▸ WHAT IS NEEDED
Locate the word "matplotlib" in the data below, then copy every line that holds it.

╭─ RECORDED DATA

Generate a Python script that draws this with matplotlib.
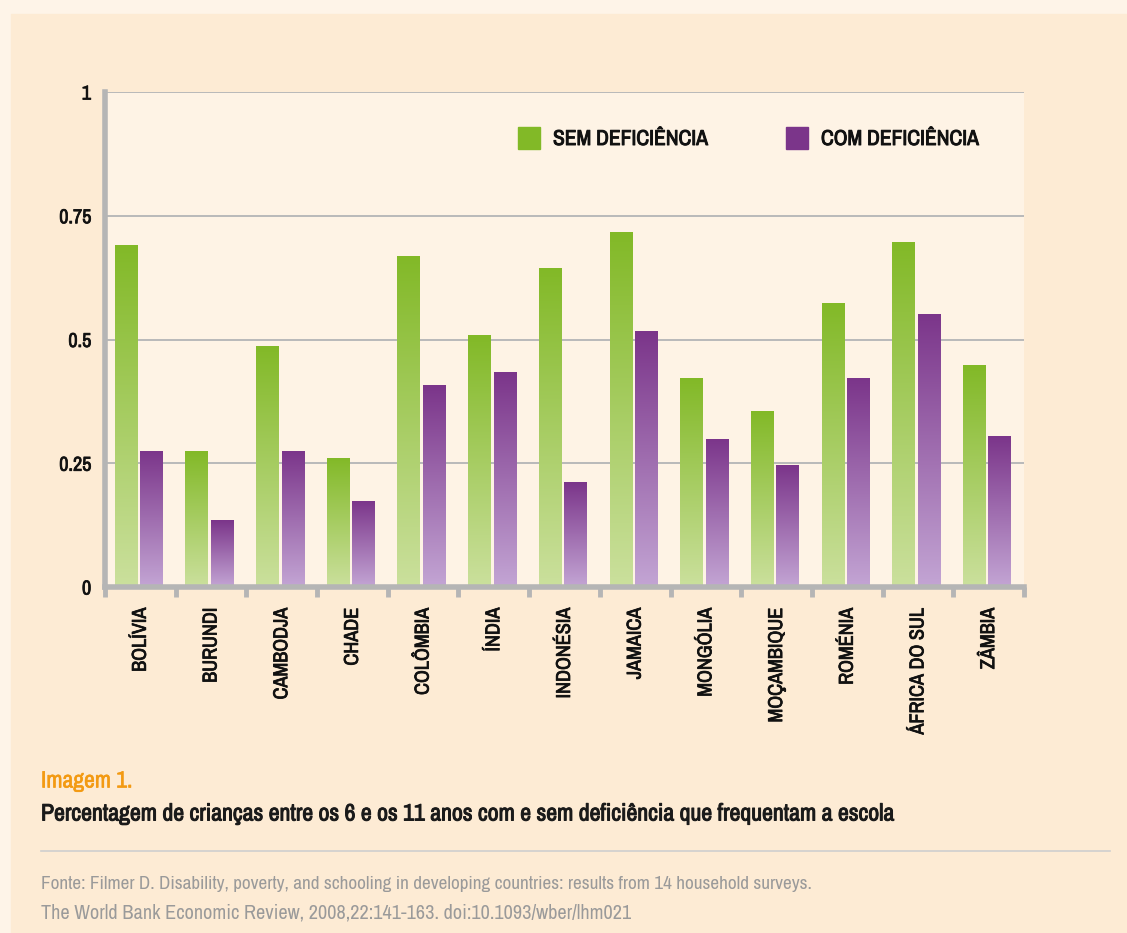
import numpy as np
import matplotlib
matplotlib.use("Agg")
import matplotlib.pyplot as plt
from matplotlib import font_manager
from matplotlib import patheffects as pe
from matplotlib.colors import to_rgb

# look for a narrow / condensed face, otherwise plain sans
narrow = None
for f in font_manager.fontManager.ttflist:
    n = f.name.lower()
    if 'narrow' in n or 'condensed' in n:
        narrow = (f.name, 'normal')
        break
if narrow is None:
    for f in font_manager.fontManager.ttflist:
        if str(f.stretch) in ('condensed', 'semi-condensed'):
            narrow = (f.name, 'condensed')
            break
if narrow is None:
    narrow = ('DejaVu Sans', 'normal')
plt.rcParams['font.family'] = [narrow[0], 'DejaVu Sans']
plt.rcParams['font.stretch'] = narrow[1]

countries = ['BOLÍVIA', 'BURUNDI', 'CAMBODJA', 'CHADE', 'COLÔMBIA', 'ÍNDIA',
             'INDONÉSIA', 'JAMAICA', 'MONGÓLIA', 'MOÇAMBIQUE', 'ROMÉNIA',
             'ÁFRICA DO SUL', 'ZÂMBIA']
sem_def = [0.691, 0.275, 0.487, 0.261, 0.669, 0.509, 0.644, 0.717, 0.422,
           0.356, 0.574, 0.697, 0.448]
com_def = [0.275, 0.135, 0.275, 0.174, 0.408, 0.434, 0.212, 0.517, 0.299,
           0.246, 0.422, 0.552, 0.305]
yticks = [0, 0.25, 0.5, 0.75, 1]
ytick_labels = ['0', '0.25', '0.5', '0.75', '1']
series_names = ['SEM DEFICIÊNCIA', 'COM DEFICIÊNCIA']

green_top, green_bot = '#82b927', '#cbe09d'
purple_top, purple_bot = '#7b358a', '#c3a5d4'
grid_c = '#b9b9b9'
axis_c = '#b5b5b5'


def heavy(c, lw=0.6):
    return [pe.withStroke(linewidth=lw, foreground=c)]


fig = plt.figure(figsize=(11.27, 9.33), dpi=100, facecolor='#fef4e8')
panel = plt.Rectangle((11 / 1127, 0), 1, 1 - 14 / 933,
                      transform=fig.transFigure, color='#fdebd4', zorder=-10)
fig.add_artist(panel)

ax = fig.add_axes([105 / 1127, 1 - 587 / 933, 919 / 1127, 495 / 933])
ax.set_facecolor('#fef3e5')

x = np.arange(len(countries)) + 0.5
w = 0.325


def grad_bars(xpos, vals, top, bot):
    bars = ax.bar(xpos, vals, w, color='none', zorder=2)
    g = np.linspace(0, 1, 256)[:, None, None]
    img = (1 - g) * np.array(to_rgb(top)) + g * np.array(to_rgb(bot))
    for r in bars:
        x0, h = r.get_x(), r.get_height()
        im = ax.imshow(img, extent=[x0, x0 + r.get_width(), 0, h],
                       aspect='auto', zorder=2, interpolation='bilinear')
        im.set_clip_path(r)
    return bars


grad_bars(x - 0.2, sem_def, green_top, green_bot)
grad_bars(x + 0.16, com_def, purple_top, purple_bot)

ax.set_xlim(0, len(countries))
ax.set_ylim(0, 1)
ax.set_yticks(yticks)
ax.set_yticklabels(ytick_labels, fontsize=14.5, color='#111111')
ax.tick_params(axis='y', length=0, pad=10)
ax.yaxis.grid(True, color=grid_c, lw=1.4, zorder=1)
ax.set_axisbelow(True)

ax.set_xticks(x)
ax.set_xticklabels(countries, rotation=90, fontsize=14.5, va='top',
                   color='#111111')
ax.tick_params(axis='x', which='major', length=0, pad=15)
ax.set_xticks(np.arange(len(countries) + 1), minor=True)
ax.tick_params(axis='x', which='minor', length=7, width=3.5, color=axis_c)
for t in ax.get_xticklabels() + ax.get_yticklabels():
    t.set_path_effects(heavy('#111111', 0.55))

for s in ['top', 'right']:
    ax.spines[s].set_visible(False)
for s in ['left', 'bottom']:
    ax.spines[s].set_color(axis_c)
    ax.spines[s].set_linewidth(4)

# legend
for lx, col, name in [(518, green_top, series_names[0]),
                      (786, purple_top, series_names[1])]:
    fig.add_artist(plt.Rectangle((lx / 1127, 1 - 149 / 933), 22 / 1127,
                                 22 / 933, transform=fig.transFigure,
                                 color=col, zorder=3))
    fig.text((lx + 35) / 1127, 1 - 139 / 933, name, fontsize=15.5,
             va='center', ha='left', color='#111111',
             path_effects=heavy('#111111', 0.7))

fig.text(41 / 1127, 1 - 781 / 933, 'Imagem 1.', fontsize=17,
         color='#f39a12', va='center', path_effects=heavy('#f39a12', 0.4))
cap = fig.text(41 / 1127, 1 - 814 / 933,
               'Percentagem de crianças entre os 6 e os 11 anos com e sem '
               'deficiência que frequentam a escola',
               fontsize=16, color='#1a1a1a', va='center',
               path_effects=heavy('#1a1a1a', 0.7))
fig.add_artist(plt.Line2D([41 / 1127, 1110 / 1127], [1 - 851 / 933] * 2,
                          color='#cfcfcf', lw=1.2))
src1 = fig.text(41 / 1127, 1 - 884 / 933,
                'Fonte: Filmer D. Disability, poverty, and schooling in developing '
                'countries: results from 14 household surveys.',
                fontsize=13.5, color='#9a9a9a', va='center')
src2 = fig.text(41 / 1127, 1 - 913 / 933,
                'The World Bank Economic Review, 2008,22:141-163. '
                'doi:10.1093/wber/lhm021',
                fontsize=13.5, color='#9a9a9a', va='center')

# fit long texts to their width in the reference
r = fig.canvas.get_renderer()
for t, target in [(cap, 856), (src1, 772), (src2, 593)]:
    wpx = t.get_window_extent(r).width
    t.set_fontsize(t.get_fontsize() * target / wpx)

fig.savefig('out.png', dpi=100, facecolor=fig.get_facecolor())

╰─

▸ TASK SOLUTION
Generate a Python script that draws this with matplotlib.
import matplotlib
matplotlib.use("Agg")
import matplotlib.pyplot as plt
from matplotlib import font_manager
from matplotlib import patheffects as pe
from matplotlib.colors import to_rgb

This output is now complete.